Je me dépêche de faire la blague avant le Canard enchaîné, à propos des déclarations du ministre des Comptes publics, Olivier Dussopt. À moins que le célèbre volatile ne l’ait déjà utilisée à mon insu, car, je dois l’avouer, cela fait assez longtemps que je ne prends plus le temps de le lire in extenso. Si je me prends un « pan sur le bec », je prie mes fidèles lecteurs de m’en excuser, le jeu de mots était trop tentant.

Le ministre a annoncé tout à trac la fin du « quoi qu’il en coûte » pour 2021, alors que nombre de professions, qui étaient déjà sous perfusion, sont carrément passées au coma artificiel avec des chiffres d’affaires en berne ou voisins du néant. Citons, en vrac, les cafetiers, hôteliers ou restaurateurs, les activités culturelles et sportives, la plupart des commerces, à l’exception des grandes surfaces, j’en passe et de plus sinistrés. Évidemment, si on lit attentivement l’interview qu’il a donnée aux « échos », il apparait qu’il espère, simultanément, la fin de l’épidémie du Covid 19, mais le lien de causalité et de conditionnalité des deux évènements n’est pas clairement établi. Autrement dit, il rompt implicitement avec la promesse annoncée peut-être imprudemment par Emmanuel Macron qui était de soutenir l’économie sans limites de temps ni de montant. La doctrine gouvernementale, jusqu’ici sans failles, commencerait donc à se lézarder, même si Bruno Le Maire continue, de son côté à jouer le rôle du « good cop », en affirmant son soutien indéfectible notamment au petit commerce. Olivier Dussopt se range, lui, du côté de l’orthodoxie économique, en soulignant la nécessité de réduire la dette publique, qui atteint des sommets jusqu’alors inégalés.
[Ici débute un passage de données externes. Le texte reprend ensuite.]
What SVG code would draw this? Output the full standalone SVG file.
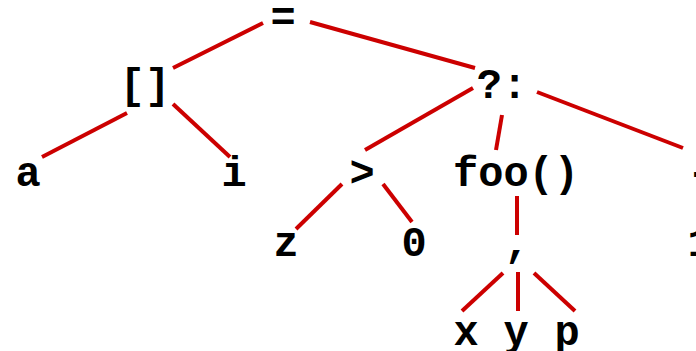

J’avoue que j’ai un peu de mal à prendre au sérieux cette petite musique légèrement discordante, d’une part parce que je sais, comme tout un chacun, que si les ministres musiciens proposent, c’est le chef d’orchestre président de la République qui dispose. Et d’autre part parce que le ministre présente une certaine ressemblance avec le comédien Olivier Broche, qui, dans les Deschiens, était le souffre-douleur de ses parents, Yolande Moreau et François Morel. Avec le masque qui cache la plus grande partie du visage, l’analogie est frappante. On s’attend à tout moment à voir se déclencher la machine à baffes, contre laquelle le petit Olivier essaie de se protéger tant bien que mal à l’aide de ses mains au-dessus de la tête. On a d’autant plus de mal à envisager la fin prochaine de l’épidémie que des rumeurs persistantes annoncent un 3e reconfinement comme inéluctable. Seules diffèreraient la date, la durée et l’intensité des mesures envisagées. Comme les autres fois, les autorités nous annoncent du sang et des larmes, et si en plus, l’état ferme le robinet, le reste de moral va dégringoler en flèche.